## Supplied data
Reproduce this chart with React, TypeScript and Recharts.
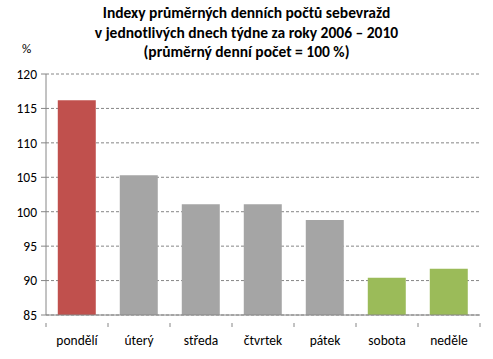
import { BarChart, Bar, XAxis, YAxis, CartesianGrid, Cell } from "recharts";

const days = ["pondělí", "úterý", "středa", "čtvrtek", "pátek", "sobota", "neděle"];
const indexValues = [116.2, 105.3, 101.1, 101.1, 98.8, 90.4, 91.7];
const barColors = ["#C0504D", "#A5A5A5", "#A5A5A5", "#A5A5A5", "#A5A5A5", "#9BBB59", "#9BBB59"];
const yTicks = [85, 90, 95, 100, 105, 110, 115, 120];

const data = days.map((day, i) => ({ day, value: indexValues[i] }));

const FONT = "Calibri, Carlito, Lato, sans-serif";
const AXIS = "#868686";
const W = 493;
const H = 359;
const PLOT_LEFT = 46;
const PLOT_RIGHT = 480;
const HALF_BAND = (PLOT_RIGHT - PLOT_LEFT) / days.length / 2;

// Excel-style category axis: tick marks sit between categories
const DayTick = (props: any) => {
  const { x, y, payload, index } = props;
  return (
    <g>
      <line x1={x - HALF_BAND} x2={x - HALF_BAND} y1={y} y2={y + 4} stroke={AXIS} />
      {index === days.length - 1 && (
        <line x1={x + HALF_BAND} x2={x + HALF_BAND} y1={y} y2={y + 4} stroke={AXIS} />
      )}
      <text x={x} y={y + 22} textAnchor="middle" fontSize={13.5} fill="#000" fontFamily={FONT}>
        {payload.value}
      </text>
    </g>
  );
};

export default function App() {
  return (
    <div style={{ position: "absolute", left: 0, top: 0, width: W, height: H, background: "#fff" }}>
      <div
        style={{
          position: "absolute",
          left: 0,
          top: 3,
          width: W,
          textAlign: "center",
          fontFamily: FONT,
          fontWeight: 700,
          fontSize: 15.5,
          lineHeight: "19.5px",
          color: "#000",
        }}
      >
        Indexy průměrných denních počtů sebevražd
        <br />
        v jednotlivých dnech týdne za roky 2006 – 2010
        <br />
        (průměrný denní počet = 100 %)
      </div>
      <div
        style={{
          position: "absolute",
          left: 22,
          top: 41,
          fontFamily: FONT,
          fontSize: 13,
          color: "#000",
        }}
      >
        %
      </div>
      <BarChart
        width={W}
        height={H}
        data={data}
        margin={{ top: 74, right: W - PLOT_RIGHT, bottom: 0, left: 0 }}
        barCategoryGap="19%"
      >
        <CartesianGrid vertical={false} stroke={AXIS} strokeDasharray="3 2" />
        <XAxis
          dataKey="day"
          height={44}
          axisLine={{ stroke: AXIS }}
          tickLine={false}
          tick={<DayTick />}
          interval={0}
        />
        <YAxis
          domain={[85, 120]}
          ticks={yTicks}
          width={PLOT_LEFT}
          axisLine={{ stroke: AXIS }}
          tickLine={{ stroke: AXIS }}
          tickSize={5}
          tickMargin={4}
          tick={{ fontSize: 13.5, fill: "#000", fontFamily: FONT }}
          allowDataOverflow
        />
        <Bar dataKey="value" isAnimationActive={false}>
          {data.map((d, i) => (
            <Cell key={d.day} fill={barColors[i]} />
          ))}
        </Bar>
      </BarChart>
    </div>
  );
}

## Short problem
Leave the pictures out and please restate exactly the lines running from the start of the material through the one with "const data = days.map((day, i)".

## Final result
Reproduce this chart with React, TypeScript and Recharts.
import { BarChart, Bar, XAxis, YAxis, CartesianGrid, Cell } from "recharts";

const days = ["pondělí", "úterý", "středa", "čtvrtek", "pátek", "sobota", "neděle"];
const indexValues = [116.2, 105.3, 101.1, 101.1, 98.8, 90.4, 91.7];
const barColors = ["#C0504D", "#A5A5A5", "#A5A5A5", "#A5A5A5", "#A5A5A5", "#9BBB59", "#9BBB59"];
const yTicks = [85, 90, 95, 100, 105, 110, 115, 120];

const data = days.map((day, i) => ({ day, value: indexValues[i] }));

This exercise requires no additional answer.